Phraya Kong (พระยากง) is a legendary monarch associated with the late Dvaravati period in west-central Thailand. He appears in the Legend of Phra Pathommachedi (ตำนานพระปฐมเจดีย์) and in the several recensions of the Legend of Phraya Kong – Phraya Pan, which present him as the successor of Sikaraj and ruler of Nakhon Pathom. The Northern Chronicle instead makes him ruler of Kanchanaburi.

==Legend==

The narrative has him succeed his father Sikaraj and marry a princess in the household of King Dhalemesvara (เทลเมศวร) of Phetchaburi.

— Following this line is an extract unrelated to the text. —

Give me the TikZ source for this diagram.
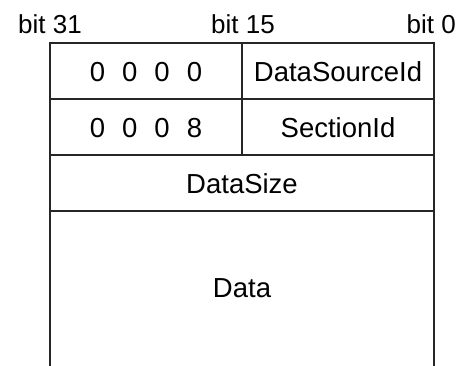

His reign ends in his defeat and death at the hands of his own son, Phraya Pan, an episode that has been compared with the Greek story of Oedipus and with the traditions concerning Kamsa and Bana in the Sanskrit Puranas and the Mahabharata.

==Historicity==

Borihan Thepthani placed his reign between 807 and 867 by calculation from the chronology of the Yonok Chronicle. No archaeological or epigraphic evidence has been identified that would confirm his existence, and the account of his reign belongs to the body of folklore, Buddhist narrative and dynastic tradition transmitted about the Dvaravati period rather than to its documentary record.